Bei rund 30.000 Menschen haben die Kassenärztinnen und Kassenärzte nach einer Corona-Infektion die Nervenerkrankung Myalgische Enzephalomyelitis (ME) oder eine dauerhafte schweren Erschöpfung, das Chronische Fatigue-Syndrom (CFS), festgestellt.

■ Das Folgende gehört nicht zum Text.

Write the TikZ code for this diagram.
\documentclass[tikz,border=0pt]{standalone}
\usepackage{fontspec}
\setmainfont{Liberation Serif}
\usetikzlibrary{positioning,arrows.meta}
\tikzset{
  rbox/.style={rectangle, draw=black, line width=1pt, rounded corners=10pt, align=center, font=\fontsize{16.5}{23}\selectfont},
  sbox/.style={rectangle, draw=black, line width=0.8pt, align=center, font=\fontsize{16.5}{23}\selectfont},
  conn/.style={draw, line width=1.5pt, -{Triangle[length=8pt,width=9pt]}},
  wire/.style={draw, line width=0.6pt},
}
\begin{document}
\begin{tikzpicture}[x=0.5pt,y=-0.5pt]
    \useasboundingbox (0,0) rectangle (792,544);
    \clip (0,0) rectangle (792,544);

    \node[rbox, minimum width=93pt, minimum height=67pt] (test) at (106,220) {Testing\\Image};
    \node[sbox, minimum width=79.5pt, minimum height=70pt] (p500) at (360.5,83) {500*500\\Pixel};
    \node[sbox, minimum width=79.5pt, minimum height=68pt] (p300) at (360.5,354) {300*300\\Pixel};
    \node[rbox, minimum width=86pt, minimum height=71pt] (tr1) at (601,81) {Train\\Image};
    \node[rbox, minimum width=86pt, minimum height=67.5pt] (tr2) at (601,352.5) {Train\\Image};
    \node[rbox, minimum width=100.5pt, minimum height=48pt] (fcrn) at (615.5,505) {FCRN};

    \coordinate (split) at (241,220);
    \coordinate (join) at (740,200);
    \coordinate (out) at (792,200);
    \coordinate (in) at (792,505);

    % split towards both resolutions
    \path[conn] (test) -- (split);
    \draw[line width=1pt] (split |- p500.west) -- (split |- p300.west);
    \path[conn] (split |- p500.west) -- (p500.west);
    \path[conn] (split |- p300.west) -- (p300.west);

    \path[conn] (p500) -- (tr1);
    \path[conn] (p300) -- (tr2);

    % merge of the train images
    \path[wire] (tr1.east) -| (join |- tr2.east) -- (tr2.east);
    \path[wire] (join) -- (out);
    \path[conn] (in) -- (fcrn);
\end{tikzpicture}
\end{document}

Was versteht man unter Long Covid?
Long Covid ist kein einheitliches Krankheitsbild. Deshalb ist die Diagnose häufig auch so schwer. Es gibt über 200 Symptome für Long Covid. Sie betreffen häufig gleich mehrere Organe, wie Lunge, Herz, den Magen-Darm-Trakt, Nieren oder die Leber. Aber auch Nerven, Muskeln oder die Atemwege können betroffen sein. Viele Long Covid-Patienten leiden unter einem Chronischen Erschöpfungssyndrom und sind dadurch im Alltag erheblich eingeschränkt. Über die Ursachen gibt es bisher nur Vermutungen: Eine Theorie lautet, dass das Virus weiterhin im Körper ist und sich dort auch weiterverbreitet. Ein anderer Verdacht ist, dass das Coronavirus bereits im Körper schlummernde andere Viren aktiviert und somit Autoimmunerkrankungen wie beispielsweise das Guillain-Barré-Syndrom (GBS) oder Gürtelrose auslöst.

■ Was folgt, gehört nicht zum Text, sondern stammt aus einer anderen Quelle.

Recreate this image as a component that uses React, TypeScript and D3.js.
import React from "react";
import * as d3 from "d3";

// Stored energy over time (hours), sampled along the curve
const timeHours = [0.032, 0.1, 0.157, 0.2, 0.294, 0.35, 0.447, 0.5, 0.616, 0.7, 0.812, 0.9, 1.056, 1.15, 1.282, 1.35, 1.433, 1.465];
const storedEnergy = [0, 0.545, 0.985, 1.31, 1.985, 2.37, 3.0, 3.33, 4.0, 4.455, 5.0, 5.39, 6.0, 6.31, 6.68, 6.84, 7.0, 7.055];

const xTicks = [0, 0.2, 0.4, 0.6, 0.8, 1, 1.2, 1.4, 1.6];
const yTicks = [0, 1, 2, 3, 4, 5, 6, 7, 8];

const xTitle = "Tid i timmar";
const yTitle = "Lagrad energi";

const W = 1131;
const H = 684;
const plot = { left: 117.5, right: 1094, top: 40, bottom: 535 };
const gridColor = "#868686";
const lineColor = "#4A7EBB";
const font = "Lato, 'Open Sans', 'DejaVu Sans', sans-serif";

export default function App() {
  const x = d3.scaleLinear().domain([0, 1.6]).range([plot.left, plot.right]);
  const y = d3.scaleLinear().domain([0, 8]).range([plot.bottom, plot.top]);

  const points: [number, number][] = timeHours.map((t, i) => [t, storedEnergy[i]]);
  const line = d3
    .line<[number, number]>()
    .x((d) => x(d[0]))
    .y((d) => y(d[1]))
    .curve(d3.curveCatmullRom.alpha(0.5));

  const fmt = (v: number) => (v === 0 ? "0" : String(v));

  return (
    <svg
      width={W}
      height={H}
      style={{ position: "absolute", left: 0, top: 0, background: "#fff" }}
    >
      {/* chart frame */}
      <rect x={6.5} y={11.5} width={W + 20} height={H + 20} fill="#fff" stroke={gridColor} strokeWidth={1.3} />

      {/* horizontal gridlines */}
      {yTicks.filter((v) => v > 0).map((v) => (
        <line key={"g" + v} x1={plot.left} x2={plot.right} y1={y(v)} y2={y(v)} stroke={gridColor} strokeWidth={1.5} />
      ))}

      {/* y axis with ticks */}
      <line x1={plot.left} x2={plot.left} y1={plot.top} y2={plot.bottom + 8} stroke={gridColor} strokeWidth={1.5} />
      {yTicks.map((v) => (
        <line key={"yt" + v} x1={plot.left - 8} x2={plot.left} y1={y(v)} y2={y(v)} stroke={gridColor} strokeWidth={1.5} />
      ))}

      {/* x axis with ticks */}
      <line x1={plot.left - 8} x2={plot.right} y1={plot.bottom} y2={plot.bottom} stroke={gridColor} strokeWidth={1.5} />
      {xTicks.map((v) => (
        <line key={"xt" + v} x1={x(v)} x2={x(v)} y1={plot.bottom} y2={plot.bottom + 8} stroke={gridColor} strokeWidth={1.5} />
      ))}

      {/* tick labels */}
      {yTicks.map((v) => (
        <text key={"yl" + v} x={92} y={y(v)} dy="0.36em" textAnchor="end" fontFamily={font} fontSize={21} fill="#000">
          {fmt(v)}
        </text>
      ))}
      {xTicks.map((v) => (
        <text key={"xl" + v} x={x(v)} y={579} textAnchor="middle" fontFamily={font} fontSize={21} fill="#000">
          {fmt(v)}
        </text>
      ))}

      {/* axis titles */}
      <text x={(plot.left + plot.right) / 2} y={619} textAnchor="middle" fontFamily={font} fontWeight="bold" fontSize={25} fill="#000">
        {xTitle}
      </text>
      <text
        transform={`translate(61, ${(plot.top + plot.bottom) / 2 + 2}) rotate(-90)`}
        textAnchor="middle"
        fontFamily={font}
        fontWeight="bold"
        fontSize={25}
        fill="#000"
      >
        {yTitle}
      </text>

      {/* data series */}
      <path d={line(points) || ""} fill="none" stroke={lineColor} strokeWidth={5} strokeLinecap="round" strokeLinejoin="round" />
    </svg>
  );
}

Symptome verschwinden häufig von alleine
Nach aktuellen Daten liegt das Risiko an Post- oder Long Covid zu erkranken nach einer Infektion mit der Omikron-Variante bei etwa 4,5 Prozent. Bei vielen Patientinnen und Patienten verschwinden die Symptome mit der Zeit von selbst wieder. Wirksame Therapien gibt es derzeit aber noch nicht.

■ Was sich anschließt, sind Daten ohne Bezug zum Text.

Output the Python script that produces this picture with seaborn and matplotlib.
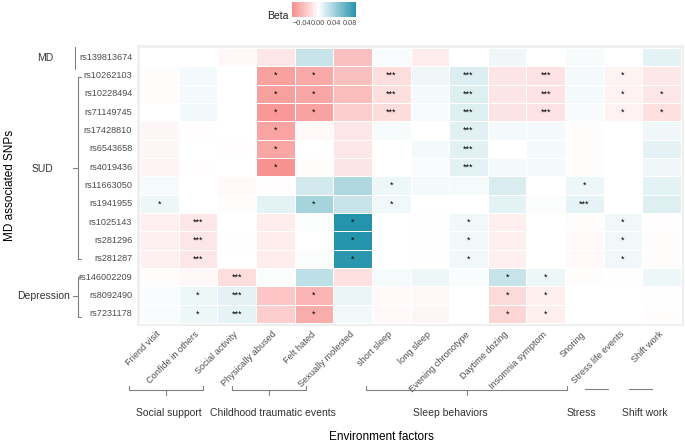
import numpy as np
import pandas as pd
import matplotlib
matplotlib.use("Agg")
import matplotlib.pyplot as plt
from matplotlib.colors import LinearSegmentedColormap
import seaborn as sns

# ---------------------------------------------------------------- data
snps_md = ["rs139813674"]
snps_sud = ["rs10262103", "rs10228494", "rs71149745", "rs17428810", "rs6543658",
            "rs4019436", "rs11663050", "rs1941955", "rs1025143", "rs281296", "rs281287"]
snps_dep = ["rs146002209", "rs8092490", "rs7231178"]

factors = ["Friend visit", "Confide in others", "Social activity", "Physically abused",
           "Felt hated", "Sexually molested", "short sleep", "long sleep",
           "Evening chronotype", "Daytime dozing", "Insomnia symptom", "Snoring",
           "Stress life events", "Shift work"]

factor_groups = ["Social support", "Childhood traumatic events", "Sleep behaviors",
                 "Stress", "Shift work"]

# beta per SNP (columns follow `factors`)
beta_md = [
    [0.0, 0.0, -0.004, -0.0147, 0.0236, -0.0377, 0.003, -0.0106, 0.0, 0.0069, 0.0, 0.0034, 0.0, 0.0116],
]
beta_sud = [
    [-0.002, 0.0047, 0.0, -0.055, -0.0507, -0.0377, -0.0194, 0.0069, 0.015, -0.0153, -0.0165, 0.0047, -0.007, -0.0136],
    [-0.002, 0.0052, 0.0, -0.0554, -0.0513, -0.0389, -0.019, 0.0047, 0.0146, -0.0153, -0.0165, 0.0047, -0.0077, -0.0147],
    [0.0, 0.0056, 0.0, -0.060, -0.0536, -0.0295, -0.020, 0.0039, 0.0146, -0.016, -0.0165, 0.0039, -0.0077, -0.0183],
    [-0.0053, -0.0015, 0.0, -0.053, -0.003, -0.0147, 0.0034, 0.0, 0.0133, 0.0047, 0.0047, -0.002, 0.0, 0.0069],
    [-0.0053, 0.0, -0.0015, -0.052, 0.0, -0.0147, 0.0, 0.0047, 0.0129, 0.0, 0.0047, -0.002, 0.0, 0.0112],
    [-0.0065, -0.0015, 0.0, -0.0636, -0.002, -0.0153, 0.0, 0.003, 0.0124, 0.0047, 0.0047, -0.002, 0.0, 0.0069],
    [0.0043, 0.0, -0.003, -0.0015, 0.0193, 0.034, 0.0073, 0.0047, 0.0043, 0.0163, 0.0, 0.0073, 0.0, 0.012],
    [0.0073, 0.0, -0.002, 0.0116, 0.0382, 0.0236, 0.006, 0.0, 0.0, 0.012, 0.002, 0.0107, 0.0, 0.0142],
    [-0.0088, -0.0147, 0.0, -0.0106, 0.002, 0.0936, 0.0, -0.001, 0.006, -0.010, 0.0, -0.002, 0.006, -0.0015],
    [-0.0088, -0.0147, -0.001, -0.0106, 0.0, 0.094, 0.0, -0.001, 0.006, -0.010, 0.0, -0.003, 0.006, -0.002],
    [-0.0088, -0.0147, 0.0, -0.0106, 0.002, 0.091, 0.0, -0.001, 0.006, -0.009, 0.0, -0.003, 0.006, -0.002],
]
beta_dep = [
    [-0.002, -0.004, -0.0194, 0.002, 0.0279, -0.018, 0.004, 0.0073, 0.003, 0.0249, 0.0073, -0.002, -0.001, 0.0073],
    [0.003, 0.0073, 0.0112, -0.033, -0.0436, 0.0086, -0.003, -0.004, 0.0, -0.0218, -0.0094, 0.0, 0.0, -0.001],
    [0.003, 0.0073, 0.0107, -0.0283, -0.048, 0.0064, -0.003, -0.005, 0.0, -0.0247, -0.0094, 0.0, 0.0, -0.002],
]

# significance marks
stars_md = [
    ["", "", "", "", "", "", "", "", "", "", "", "", "", ""],
]
stars_sud = [
    ["", "", "", "*", "*", "", "***", "", "***", "", "***", "", "*", ""],
    ["", "", "", "*", "*", "", "***", "", "***", "", "***", "", "*", "*"],
    ["", "", "", "*", "*", "", "***", "", "***", "", "***", "", "*", "*"],
    ["", "", "", "*", "", "", "", "", "***", "", "", "", "", ""],
    ["", "", "", "*", "", "", "", "", "***", "", "", "", "", ""],
    ["", "", "", "*", "", "", "", "", "***", "", "", "", "", ""],
    ["", "", "", "", "", "", "*", "", "", "", "", "*", "", ""],
    ["*", "", "", "", "*", "", "*", "", "", "", "", "***", "", ""],
    ["", "***", "", "", "", "*", "", "", "*", "", "", "", "*", ""],
    ["", "***", "", "", "", "*", "", "", "*", "", "", "", "*", ""],
    ["", "***", "", "", "", "*", "", "", "*", "", "", "", "*", ""],
]
stars_dep = [
    ["", "", "***", "", "", "", "", "", "", "*", "*", "", "", ""],
    ["", "*", "***", "", "*", "", "", "", "", "*", "*", "", "", ""],
    ["", "*", "***", "", "*", "", "", "", "", "*", "*", "", "", ""],
]

# ---------------------------------------------------------------- build tables
snps = snps_md + snps_sud + snps_dep
beta_df = pd.DataFrame(beta_md + beta_sud + beta_dep, index=snps, columns=factors)
stars_df = pd.DataFrame(stars_md + stars_sud + stars_dep, index=snps, columns=factors)

vmin, vmax = -0.066, 0.094
mid = -vmin / (vmax - vmin)
cmap = LinearSegmentedColormap.from_list(
    "beta", [(0, "#F78F8D"), (mid, "#FFFFFF"), (1, "#2494AC")])

# ---------------------------------------------------------------- plot
sns.set_style("white")
plt.rcParams["font.family"] = ["Liberation Sans", "DejaVu Sans"]

W, H = 685, 443
fig = plt.figure(figsize=(W / 100, H / 100), dpi=100)

# panel: 137..684 x 45..326 px
ax = fig.add_axes([137 / W, 1 - 326 / H, 547 / W, 281 / H])
sns.heatmap(beta_df, cmap=cmap, vmin=vmin, vmax=vmax, annot=stars_df, fmt="",
            annot_kws={"fontsize": 6.5, "color": "black"},
            linewidths=0.4, linecolor="white", cbar=False, ax=ax)

ax.set_facecolor("#EFEFEF")
for s in ax.spines.values():
    s.set_visible(False)
bx = 3 / (541 / 14)
by = 3 / (275 / 15)
ax.set_xlim(-bx, 14 + bx)
ax.set_ylim(15 + by, -by)

ax.set_xticks(np.arange(len(factors)) + 0.5)
ax.set_xticklabels(factors, rotation=45, ha="right", va="center",
                   rotation_mode="anchor", fontsize=6.6, color="#4D4D4D")
ax.set_yticks(np.arange(len(snps)) + 0.5)
ax.set_yticklabels(snps, rotation=0, fontsize=6.6, color="#4D4D4D")
ax.tick_params(axis="x", length=0, pad=5)
ax.tick_params(axis="y", length=0, pad=3.5)
ax.set_xlabel("")
ax.set_ylabel("")

# colour bar
cax = fig.add_axes([292 / W, 1 - 17.3 / H, 64 / W, 15.6 / H])
cb = fig.colorbar(ax.collections[0], cax=cax, orientation="horizontal")
cb.set_ticks([-0.04, 0.0, 0.04, 0.08])
cb.ax.set_xticklabels(["\u22120.04", "0.00", "0.04", "0.08"])
cb.outline.set_visible(False)
cax.tick_params(length=2.5, color="white", direction="in", pad=2,
                labelsize=5.3, labelcolor="#4D4D4D")
fig.text(288 / W, 1 - 16 / H, "Beta", ha="right", va="center", fontsize=7.5, color="#222222")

# overlay in pixel coordinates for brackets and group labels
ov = fig.add_axes([0, 0, 1, 1])
ov.set_xlim(0, W)
ov.set_ylim(H, 0)
ov.axis("off")
ov.patch.set_alpha(0)
lc = dict(color="#808080", lw=0.8)
gcol = "#333333"

# SNP groups
ov.plot([75, 75], [47, 69], **lc)
ov.plot([81, 78, 78, 81], [77, 77, 259, 259], **lc)
ov.plot([78, 73], [168, 168], **lc)
ov.plot([81, 78, 78, 81], [277, 277, 317, 317], **lc)
ov.plot([78, 73], [296, 296], **lc)
ov.text(53, 58, "MD", ha="right", va="center", fontsize=7.5, color=gcol)
ov.text(53, 169, "SUD", ha="right", va="center", fontsize=7.5, color=gcol)
ov.text(70, 296, "Depression", ha="right", va="center", fontsize=7.5, color=gcol)

# factor groups
def hbracket(x0, x1, xm, y=390):
    ov.plot([x0, x0, x1, x1], [y - 4, y, y, y - 4], **lc)
    ov.plot([xm, xm], [y, y + 5], **lc)

hbracket(129, 203, 166)
hbracket(232, 306, 269)
hbracket(366, 567, 467)
ov.plot([585, 608], [389, 389], **lc)
ov.plot([629, 652], [389, 389], **lc)

for label, x in zip(factor_groups, [169, 273, 450, 581, 645]):
    ov.text(x, 413, label, ha="center", va="center", fontsize=7.5, color=gcol)

ov.text(381, 437, "Environment factors", ha="center", va="center", fontsize=8.5, color="black")
ov.text(10, 185, "MD associated SNPs", ha="center", va="center", rotation=90,
        fontsize=8.5, color="black")

fig.savefig("out.png", dpi=100)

Lange nicht im Fokus der Forschung
Bisher wird nur wenig auf diesem Gebiet geforscht und auch Diagnose- und Behandlungsoptionen sind unzureichend. Das Bundesgesundheitsministerium will 100 Millionen Euro in die sogenannte Versorgungsforschung stecken. Außerdem sind eine Beratungshotline und eine Informationsplattform geplant. Die Landesregierung von Baden-Württemberg hat im Februar bekannt gegeben, dass sie den vier Uni-Kliniken Freiburg, Heidelberg, Tübingen und Ulm zwei Millionen Euro für die weitere Erforschung von Long Covid zur Verfügung stellen will.